Dr Haneef got back to India solely because his defence team refused to meekly drink their allocated dose of shut-the-f*ck-up.

Traditionally in terrorism cases, the authorities feed sensational tit-bits to the media while the accused sucks it all up in silence.

For instance, when police raided Jack Thomas’ premises, someone had already conveniently tipped off the media so that footage could run on the evening news. The same thing happened with the anti-terror raids on 15 homes in south-western Sydney in November 2005.

Remember when the government threw the peace campaigner Scott Parkin out of the country? Many people struggled to believe that an avowed pacifist whose only criminal conviction involved dressing up as Tony the Tiger outside Halliburton’s Texas offices actually posed a threat to Our Democratic Way of Life. Handily, a secret dossier found its way to The Australian in time for Greg Sheridan to pen a pro-government article entitled “Deported activist was to teach tactics of violence”.

The government and the police can leak merrily away but the new anti-terror infrastructure makes it extraordinarily difficult for suspects to speak up.

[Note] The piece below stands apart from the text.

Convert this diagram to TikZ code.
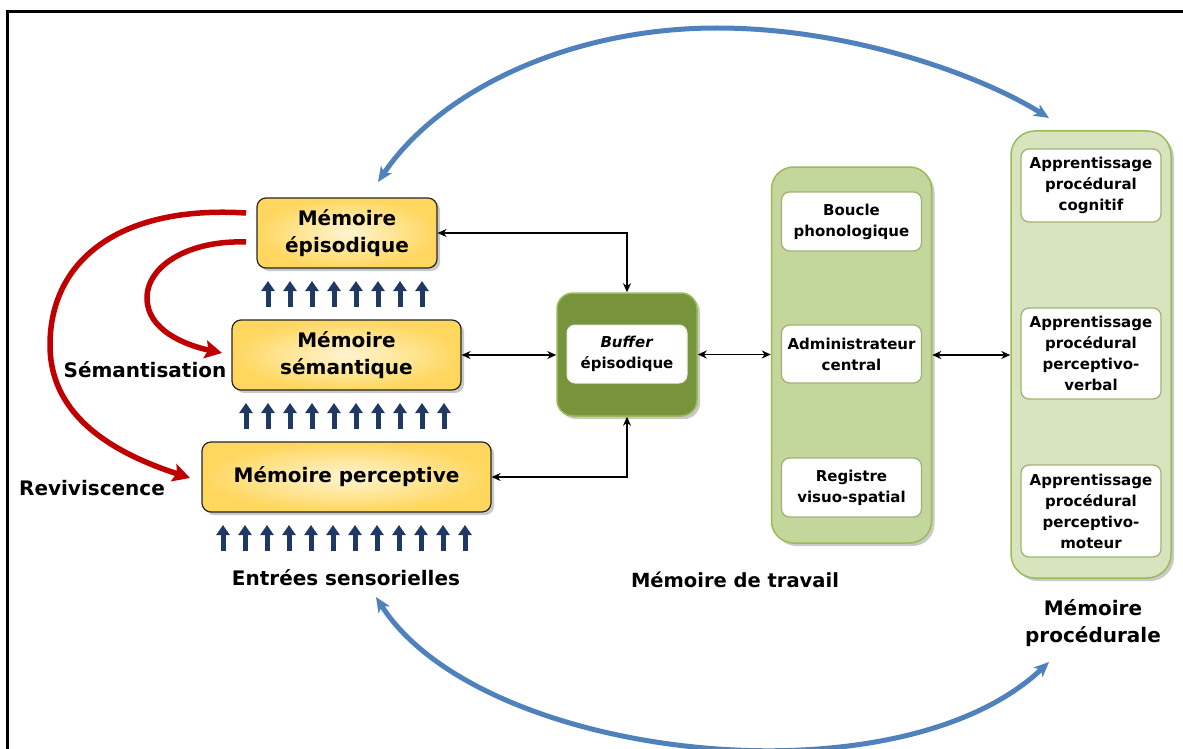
\documentclass[tikz,border=0pt]{standalone}
\usepackage{fontspec}
\setmainfont{DejaVu Sans}
\usetikzlibrary{arrows.meta,shadows,calc}
\definecolor{yel}{HTML}{FFD75E}
\definecolor{yelc}{HTML}{FFF4D2}
\definecolor{navy}{HTML}{1F3864}
\definecolor{redarr}{HTML}{C00000}
\definecolor{bluearr}{HTML}{4F81BD}
\definecolor{olive}{HTML}{77933C}
\definecolor{wmfill}{HTML}{C3D69B}
\definecolor{pmfill}{HTML}{D7E4BD}
\definecolor{gborder}{HTML}{9BBB59}
\begin{document}
\begin{tikzpicture}[x=1pt,y=-1pt,
  bigfont/.style={font=\fontsize{20}{27}\selectfont\bfseries},
  smallfont/.style={font=\fontsize{15}{21}\selectfont\bfseries},
  shad/.style={drop shadow={shadow xshift=3pt,shadow yshift=-3pt,opacity=0.35,fill=black!60}},
  membox/.style={draw=black!85, line width=1.2pt, rounded corners=9pt,
    inner color=yelc, outer color=yel, shad, align=center, bigfont, inner sep=0pt},
  panel/.style={draw=gborder, line width=1.5pt, rounded corners=22pt, shad, inner sep=0pt},
  inbox/.style={draw=olive!70, line width=1.3pt, fill=white, rounded corners=8pt,
    align=center, smallfont, inner sep=0pt, minimum width=140pt},
  label/.style={bigfont, align=center},
  conn/.style={line width=1.5pt, {Stealth[length=9pt,width=8pt]}-{Stealth[length=9pt,width=8pt]}},
  redarrow/.style={redarr, line width=5.5pt, -{Stealth[length=17pt,width=18pt,inset=3pt]}},
  bluearrow/.style={bluearr, line width=5pt, {Stealth[length=15pt,width=13pt,inset=4pt]}-{Stealth[length=15pt,width=13pt,inset=4pt]}},
  uparrow/.style={navy, line width=5pt, -{Triangle[length=10pt,width=13pt]}}
]
\useasboundingbox (0,0) rectangle (1183,749);
\fill[white] (0,0) rectangle (1183,749);
% frame
\draw[line width=3pt] (7,760) -- (7,12) -- (1195,12);

% memory boxes
\node[membox, minimum width=180pt, minimum height=70pt] (epi) at (347,233) {Mémoire\\épisodique};
\node[membox, minimum width=229pt, minimum height=70pt] (sem) at (346.5,355) {Mémoire\\sémantique};
\node[membox, minimum width=289pt, minimum height=70pt] (per) at (346.5,477) {Mémoire perceptive};

% up arrows
\foreach \i in {0,...,7} \draw[uparrow] (268+22*\i,307) -- (268+22*\i,281);
\foreach \i in {0,...,9} \draw[uparrow] (246+22*\i,429) -- (246+22*\i,403);
\foreach \i in {0,...,11} \draw[uparrow] (223+22*\i,551) -- (223+22*\i,525);

\node[label] (ent) at (346,578) {Entrées sensorielles};
\node[label] (sman) at (145,370) {Sémantisation};
\node[label] (rev) at (92,488) {Reviviscence};

% red arrows
\coordinate (r1s) at (246,213);
\coordinate (r1m) at (50,345);
\coordinate (r1e) at (190,478);
\coordinate (r2s) at (246,242);
\coordinate (r2m) at (147,298);
\coordinate (r2e) at (222,353);
\draw[redarrow] (r1s) .. controls (120,205) and (50,260) .. (r1m)
                      .. controls (50,420) and (120,455) .. (r1e);
\draw[redarrow] (r2s) .. controls (190,240) and (147,265) .. (r2m)
                      .. controls (147,330) and (185,345) .. (r2e);

% buffer
\node[draw=gborder, line width=1.5pt, fill=olive, rounded corners=16pt, shad,
  minimum width=140pt, minimum height=123pt, inner sep=0pt] (buf) at (627,354.5) {};
\node[draw=white!85!olive, line width=1pt, fill=white, rounded corners=8pt, align=center,
  smallfont, minimum width=120pt, minimum height=58pt, inner sep=0pt] (bufin) at (627,354)
  {\textit{Buffer}\\épisodique};

% working memory
\node[panel, fill=wmfill, minimum width=160pt, minimum height=376pt] (wm) at (851.5,355) {};
\node[inbox, minimum height=59pt] (boucle) at (851.5,221.5) {Boucle\\phonologique};
\node[inbox, minimum height=58pt] (admin) at (851.5,354) {Administrateur\\central};
\node[inbox, minimum height=59pt] (reg) at (851.5,487.5) {Registre\\visuo-spatial};
\node[label, font=\fontsize{19.5}{26}\selectfont\bfseries] (wmlab) at (735,580) {Mémoire de travail};

% procedural memory
\node[panel, fill=pmfill, rounded corners=24pt, minimum width=160pt, minimum height=447pt] (pm) at (1091,354.5) {};
\node[inbox, minimum height=73pt] (p1) at (1091,185.5) {Apprentissage\\procédural\\cognitif};
\node[inbox, minimum height=91pt] (p2) at (1091,353.5) {Apprentissage\\procédural\\perceptivo-\\verbal};
\node[inbox, minimum height=92pt] (p3) at (1091,511) {Apprentissage\\procédural\\perceptivo-\\moteur};
\node[label] (pmlab) at (1093,623) {Mémoire\\procédurale};

% connectors
\draw[conn] (epi.east) -| (buf.north);
\draw[conn] (sem.east) -- (sem.east -| buf.west);
\draw[conn] (per.east) -| (buf.south);
\draw[conn] (buf.east) -- (buf.east -| wm.west);
\draw[conn] (wm.east) -- (wm.east -| pm.west);

% blue arrows
\coordinate (bt1) at (378,182);
\coordinate (btm) at (717,28);
\coordinate (bt2) at (1049,118);
\coordinate (bb1) at (376,597);
\coordinate (bb2) at (1049,662);
\draw[bluearrow] (bt1) .. controls (440,90) and (570,28) .. (btm)
                       .. controls (850,28) and (980,75) .. (bt2);
\draw[bluearrow] (bb1) .. controls (480,760) and (896,807) .. (bb2);
\end{tikzpicture}
\end{document}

For a start, the beefed-up ASIO powers not only allow the agency to detain you, but also create a crime punishable by years in gaol if you tell anyone what happened.

Then, of course, the anti-terrorism laws contain an automatic presumption against bail, so that if you are charged, you’ll almost certainly be conducting your defense from solitary confinement within a maximum security prison, a little detail that makes responding to media smears rather difficult.

When you actually get to court, the legal proceedings against you may proceed in secret, as happened with portions of the hearings against nine men in Sydney and thirteen men in Melbourne, closed to the public on “national security” grounds.

Even when you’re no longer in custody, the government has ways to dissuade you from opening your mouth. Mamdouh Habib might have been tortured in Egypt and detained without trial in Guantanamo but, when he got home, Philip Ruddock repeatedly threatened him with “proceeds of crime” legislation if he sold his story.

In the abstract, any allegation of terrorism conjures up images of the uber-villains faced by Jack Bauer on 24. That’s why Stephen Keim’s decision to release the interrogation transcript from which the AFP had been selectively leaking changed the public mood so quickly. The more we knew about the Haneef case, the ranker it smelled.

Precisely because terrorism cases become so politicised, they demand the maximum possible transparency. Yet to the bitter end, the government sought to keep Haneef’s mouth shut, with Haneef’s lawyers claiming the government went out of their way to make it difficult for Haneef to speak to the media.

When Samuel Johnson explained that, wherever you find secrecy or mystery, vice or roguery is not far off, he probably had this crew in mind.